Second, just the same as the fertile can never comprehend the constant torture trying to get pregnant the infertile don't (yet) know what it's like being crazy busy every day with kids. You can be busy from 4 am to midnight every day but if you go down that road you will only start playing the "grief Olympics." In the grieving community that is where you compare situations to always make it look like you have it worse. We all suffer. You don't like it when someone makes you feel guilty for being upset so why do it to someone else? Don't diminish people. Try building them up with compliments instead.

Thirdly and lastly, parents need to focus on their kids, not a barrage of opinions being pelted at them. We all want a better next generation. If we concentrate on telling people how to do it they may lose sight of actually doing it. Parents may feel the need to defend their decisions. They may feel like bad parents and question themselves. They may end up worse parents because of your opinions. Unless you suspect child abuse it’s best to leave this kind of judging to professionals unless the parents ask you for your opinion. I want to see parent’s succeed just as I wish I’d have been a successful parent. Everyone has different ideas on how to do that.
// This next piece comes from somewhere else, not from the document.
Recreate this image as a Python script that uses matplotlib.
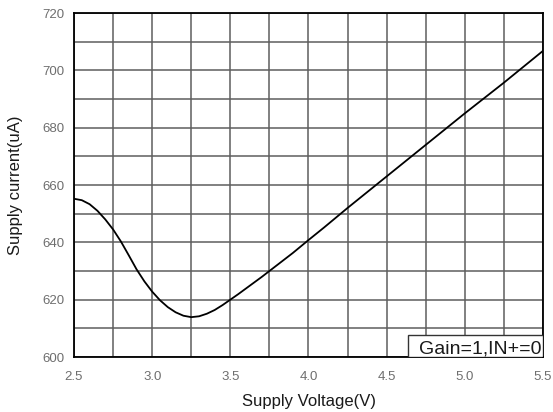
import matplotlib
matplotlib.use("Agg")
import matplotlib.pyplot as plt
from matplotlib.patches import Rectangle
import numpy as np

plt.rcParams['font.family'] = ['Liberation Sans', 'DejaVu Sans']

voltage = [2.5, 2.55, 2.6, 2.65, 2.7, 2.75, 2.8, 2.85, 2.9, 2.95, 3.0, 3.05, 3.1,
           3.15, 3.2, 3.25, 3.3, 3.35, 3.4, 3.45, 3.5, 3.55, 3.6, 3.65, 3.7, 3.75,
           3.8, 3.9, 4.0, 4.1, 4.25, 4.5, 4.75, 5.0, 5.25, 5.5]
current = [655.2, 654.7, 653.3, 651.0, 648.0, 644.5, 640.3, 635.5, 630.6, 626.4,
           622.8, 619.8, 617.4, 615.6, 614.4, 613.9, 614.2, 615.1, 616.4, 618.1,
           620.0, 621.9, 623.9, 625.9, 627.9, 630.0, 632.1, 636.3, 640.8, 645.2,
           652.0, 663.0, 674.0, 685.0, 695.7, 706.8]

x_ticks = [2.5, 3.0, 3.5, 4.0, 4.5, 5.0, 5.5]
y_ticks = [600, 620, 640, 660, 680, 700, 720]
note = "Gain=1,IN+=0"

fig = plt.figure(figsize=(5.53, 4.12), dpi=100)
ax = fig.add_axes([74/553, 1-357/412, (543-74)/553, (357-13)/412])

ax.plot(voltage, current, color='black', lw=1.3, zorder=3)

ax.set_xlim(2.5, 5.5)
ax.set_ylim(600, 720)
ax.set_xticks(x_ticks)
ax.set_xticklabels([f"{v:.1f}" for v in x_ticks])
ax.set_yticks(y_ticks)
ax.set_xticks(np.arange(2.5, 5.51, 0.25), minor=True)
ax.set_yticks(np.arange(600, 721, 10), minor=True)
ax.grid(which='both', color='#5e5e5e', lw=1.1, zorder=1)
ax.set_axisbelow(True)
ax.tick_params(which='both', length=0)
ax.tick_params(axis='x', pad=10, labelsize=9.5, labelcolor='#6e6e6e')
ax.tick_params(axis='y', pad=7, labelsize=9.5, labelcolor='#6e6e6e')
for s in ax.spines.values():
    s.set_color('black')
    s.set_linewidth(1.3)
    s.set_zorder(4)

ax.set_xlabel("Supply Voltage(V)", fontsize=12, color='#1a1a1a', labelpad=8)
ax.set_ylabel("Supply current(uA)", fontsize=12, color='#1a1a1a', labelpad=14)

ax.add_patch(Rectangle((0.712, 0.0), 0.288, 0.064, transform=ax.transAxes,
                       facecolor='white', edgecolor='#333333', lw=1.0, zorder=5))
ax.text(0.997, 0.011, note, transform=ax.transAxes, ha='right', va='baseline',
        fontsize=14, color='#1a1a1a', zorder=6)

fig.savefig("out.png", dpi=100)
It sucks that I never got to prove to the world that my views on parenting are the best (which would undoubtedly have changed) but that is what happened.

I got a crap deal but you know what, you did too. My experience dictates that you may never be able to relate to my experience but I can tell you all about what I've learned from it. Rather than telling people how to change we can listen to what they have learned. Eventually, all that listening, learning and adapting will lead to a perfect you. You take the good out of people’s experiences and you don’t have to learn it the hard way. So next time you want to tell off your childfree friend of vice versa remember that. You are better off letting them learn on their own because you can’t force knowledge; they will probably be insulted and rightly so. You have to come to knowledge on your own.